**Source material**
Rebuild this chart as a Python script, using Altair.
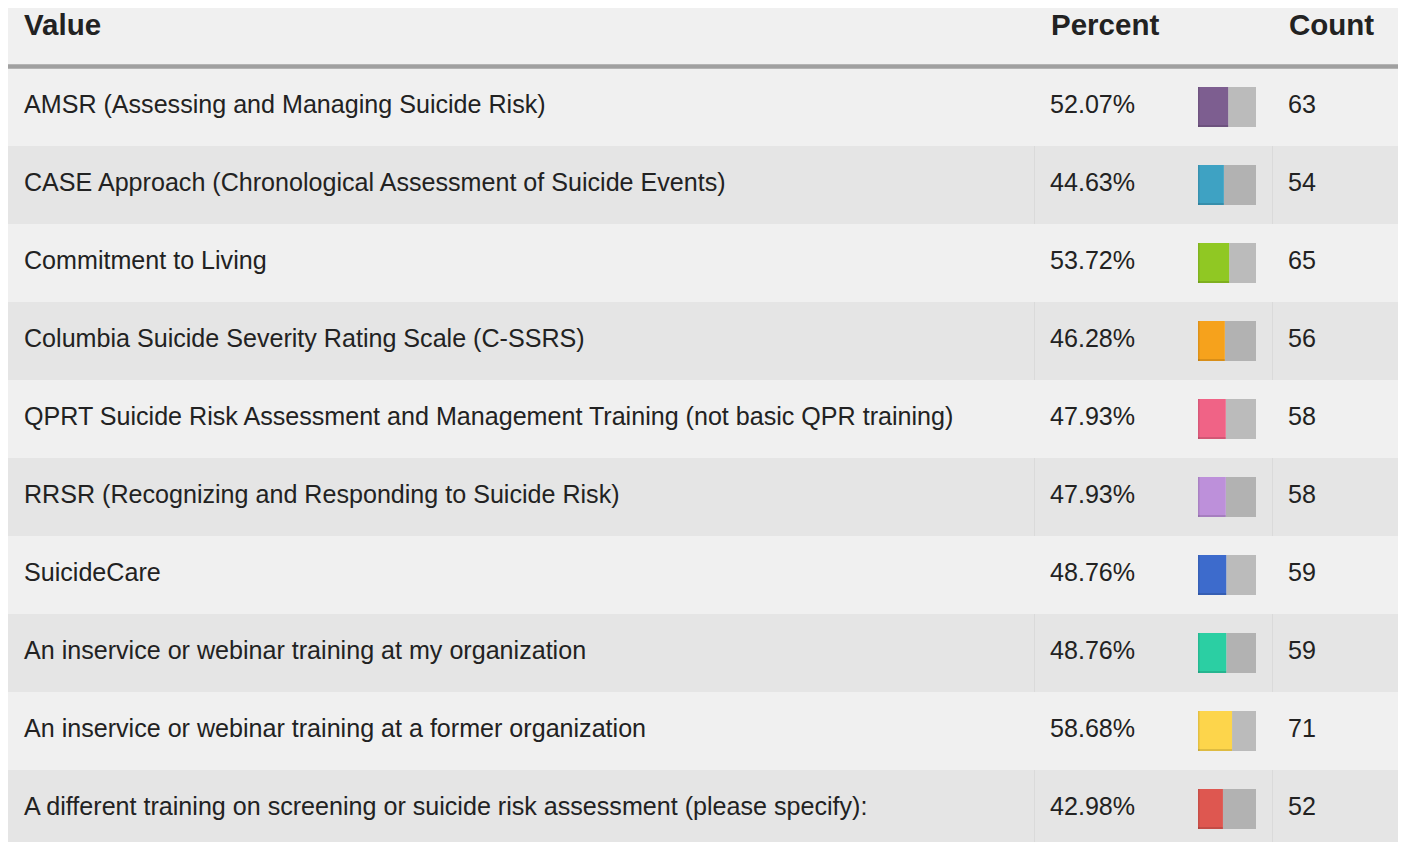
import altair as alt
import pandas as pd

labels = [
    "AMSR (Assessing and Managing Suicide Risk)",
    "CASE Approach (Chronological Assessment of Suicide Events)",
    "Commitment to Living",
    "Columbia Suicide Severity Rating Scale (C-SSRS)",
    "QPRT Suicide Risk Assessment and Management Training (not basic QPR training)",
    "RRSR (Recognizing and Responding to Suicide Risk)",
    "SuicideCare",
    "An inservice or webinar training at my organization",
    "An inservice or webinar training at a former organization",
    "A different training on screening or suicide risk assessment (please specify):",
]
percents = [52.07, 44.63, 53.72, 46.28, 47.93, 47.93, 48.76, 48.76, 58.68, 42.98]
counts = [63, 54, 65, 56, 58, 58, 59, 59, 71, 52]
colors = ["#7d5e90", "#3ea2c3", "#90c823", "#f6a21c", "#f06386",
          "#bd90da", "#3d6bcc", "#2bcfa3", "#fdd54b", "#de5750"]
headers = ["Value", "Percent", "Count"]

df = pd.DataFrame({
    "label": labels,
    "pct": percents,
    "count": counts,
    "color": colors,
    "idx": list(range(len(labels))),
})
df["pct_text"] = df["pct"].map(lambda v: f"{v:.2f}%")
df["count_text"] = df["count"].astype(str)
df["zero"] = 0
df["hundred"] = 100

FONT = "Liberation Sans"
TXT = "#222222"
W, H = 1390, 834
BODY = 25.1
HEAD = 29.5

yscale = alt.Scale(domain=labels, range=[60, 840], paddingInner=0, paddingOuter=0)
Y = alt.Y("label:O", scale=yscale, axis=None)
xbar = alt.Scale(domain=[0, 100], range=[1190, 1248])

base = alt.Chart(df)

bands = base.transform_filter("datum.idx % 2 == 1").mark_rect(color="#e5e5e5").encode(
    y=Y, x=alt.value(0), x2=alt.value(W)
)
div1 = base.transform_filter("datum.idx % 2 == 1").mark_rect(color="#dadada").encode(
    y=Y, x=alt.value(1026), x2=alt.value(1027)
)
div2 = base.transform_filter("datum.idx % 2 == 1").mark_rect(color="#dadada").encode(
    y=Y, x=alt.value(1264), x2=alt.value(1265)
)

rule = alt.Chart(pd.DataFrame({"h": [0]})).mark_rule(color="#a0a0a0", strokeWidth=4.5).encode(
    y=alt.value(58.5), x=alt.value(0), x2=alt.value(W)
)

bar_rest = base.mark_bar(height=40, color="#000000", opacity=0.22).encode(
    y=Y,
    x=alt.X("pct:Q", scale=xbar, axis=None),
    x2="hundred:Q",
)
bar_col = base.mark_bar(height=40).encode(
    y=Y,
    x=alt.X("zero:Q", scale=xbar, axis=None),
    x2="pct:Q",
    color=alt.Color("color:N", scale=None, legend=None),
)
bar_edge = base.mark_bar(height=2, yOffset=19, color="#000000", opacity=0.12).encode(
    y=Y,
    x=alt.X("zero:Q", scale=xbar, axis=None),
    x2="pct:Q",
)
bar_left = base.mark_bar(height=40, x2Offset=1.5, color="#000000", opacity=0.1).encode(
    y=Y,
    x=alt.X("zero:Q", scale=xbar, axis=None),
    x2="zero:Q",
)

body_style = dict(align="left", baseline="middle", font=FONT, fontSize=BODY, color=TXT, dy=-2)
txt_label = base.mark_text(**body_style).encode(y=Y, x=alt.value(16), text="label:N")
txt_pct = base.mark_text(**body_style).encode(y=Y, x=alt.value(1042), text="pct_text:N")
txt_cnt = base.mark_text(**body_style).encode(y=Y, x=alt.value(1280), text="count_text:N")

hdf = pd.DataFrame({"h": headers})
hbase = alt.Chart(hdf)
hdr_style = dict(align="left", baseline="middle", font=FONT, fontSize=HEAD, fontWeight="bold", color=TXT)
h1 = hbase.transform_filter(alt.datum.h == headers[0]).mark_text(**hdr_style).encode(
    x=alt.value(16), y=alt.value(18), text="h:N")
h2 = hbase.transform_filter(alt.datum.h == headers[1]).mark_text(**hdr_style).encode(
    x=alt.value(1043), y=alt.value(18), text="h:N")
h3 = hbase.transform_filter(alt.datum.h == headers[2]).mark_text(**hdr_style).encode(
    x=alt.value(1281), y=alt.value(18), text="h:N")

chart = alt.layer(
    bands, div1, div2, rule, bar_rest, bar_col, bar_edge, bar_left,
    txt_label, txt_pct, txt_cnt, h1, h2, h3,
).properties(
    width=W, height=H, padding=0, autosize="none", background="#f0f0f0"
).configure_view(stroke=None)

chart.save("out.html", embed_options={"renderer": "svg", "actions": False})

**Objective**
Every line of the material is to be quoted exactly, with no pictures carried over.

**Answer to this exercise**
Rebuild this chart as a Python script, using Altair.
import altair as alt
import pandas as pd

labels = [
    "AMSR (Assessing and Managing Suicide Risk)",
    "CASE Approach (Chronological Assessment of Suicide Events)",
    "Commitment to Living",
    "Columbia Suicide Severity Rating Scale (C-SSRS)",
    "QPRT Suicide Risk Assessment and Management Training (not basic QPR training)",
    "RRSR (Recognizing and Responding to Suicide Risk)",
    "SuicideCare",
    "An inservice or webinar training at my organization",
    "An inservice or webinar training at a former organization",
    "A different training on screening or suicide risk assessment (please specify):",
]
percents = [52.07, 44.63, 53.72, 46.28, 47.93, 47.93, 48.76, 48.76, 58.68, 42.98]
counts = [63, 54, 65, 56, 58, 58, 59, 59, 71, 52]
colors = ["#7d5e90", "#3ea2c3", "#90c823", "#f6a21c", "#f06386",
          "#bd90da", "#3d6bcc", "#2bcfa3", "#fdd54b", "#de5750"]
headers = ["Value", "Percent", "Count"]

df = pd.DataFrame({
    "label": labels,
    "pct": percents,
    "count": counts,
    "color": colors,
    "idx": list(range(len(labels))),
})
df["pct_text"] = df["pct"].map(lambda v: f"{v:.2f}%")
df["count_text"] = df["count"].astype(str)
df["zero"] = 0
df["hundred"] = 100

FONT = "Liberation Sans"
TXT = "#222222"
W, H = 1390, 834
BODY = 25.1
HEAD = 29.5

yscale = alt.Scale(domain=labels, range=[60, 840], paddingInner=0, paddingOuter=0)
Y = alt.Y("label:O", scale=yscale, axis=None)
xbar = alt.Scale(domain=[0, 100], range=[1190, 1248])

base = alt.Chart(df)

bands = base.transform_filter("datum.idx % 2 == 1").mark_rect(color="#e5e5e5").encode(
    y=Y, x=alt.value(0), x2=alt.value(W)
)
div1 = base.transform_filter("datum.idx % 2 == 1").mark_rect(color="#dadada").encode(
    y=Y, x=alt.value(1026), x2=alt.value(1027)
)
div2 = base.transform_filter("datum.idx % 2 == 1").mark_rect(color="#dadada").encode(
    y=Y, x=alt.value(1264), x2=alt.value(1265)
)

rule = alt.Chart(pd.DataFrame({"h": [0]})).mark_rule(color="#a0a0a0", strokeWidth=4.5).encode(
    y=alt.value(58.5), x=alt.value(0), x2=alt.value(W)
)

bar_rest = base.mark_bar(height=40, color="#000000", opacity=0.22).encode(
    y=Y,
    x=alt.X("pct:Q", scale=xbar, axis=None),
    x2="hundred:Q",
)
bar_col = base.mark_bar(height=40).encode(
    y=Y,
    x=alt.X("zero:Q", scale=xbar, axis=None),
    x2="pct:Q",
    color=alt.Color("color:N", scale=None, legend=None),
)
bar_edge = base.mark_bar(height=2, yOffset=19, color="#000000", opacity=0.12).encode(
    y=Y,
    x=alt.X("zero:Q", scale=xbar, axis=None),
    x2="pct:Q",
)
bar_left = base.mark_bar(height=40, x2Offset=1.5, color="#000000", opacity=0.1).encode(
    y=Y,
    x=alt.X("zero:Q", scale=xbar, axis=None),
    x2="zero:Q",
)

body_style = dict(align="left", baseline="middle", font=FONT, fontSize=BODY, color=TXT, dy=-2)
txt_label = base.mark_text(**body_style).encode(y=Y, x=alt.value(16), text="label:N")
txt_pct = base.mark_text(**body_style).encode(y=Y, x=alt.value(1042), text="pct_text:N")
txt_cnt = base.mark_text(**body_style).encode(y=Y, x=alt.value(1280), text="count_text:N")

hdf = pd.DataFrame({"h": headers})
hbase = alt.Chart(hdf)
hdr_style = dict(align="left", baseline="middle", font=FONT, fontSize=HEAD, fontWeight="bold", color=TXT)
h1 = hbase.transform_filter(alt.datum.h == headers[0]).mark_text(**hdr_style).encode(
    x=alt.value(16), y=alt.value(18), text="h:N")
h2 = hbase.transform_filter(alt.datum.h == headers[1]).mark_text(**hdr_style).encode(
    x=alt.value(1043), y=alt.value(18), text="h:N")
h3 = hbase.transform_filter(alt.datum.h == headers[2]).mark_text(**hdr_style).encode(
    x=alt.value(1281), y=alt.value(18), text="h:N")

chart = alt.layer(
    bands, div1, div2, rule, bar_rest, bar_col, bar_edge, bar_left,
    txt_label, txt_pct, txt_cnt, h1, h2, h3,
).properties(
    width=W, height=H, padding=0, autosize="none", background="#f0f0f0"
).configure_view(stroke=None)

chart.save("out.html", embed_options={"renderer": "svg", "actions": False})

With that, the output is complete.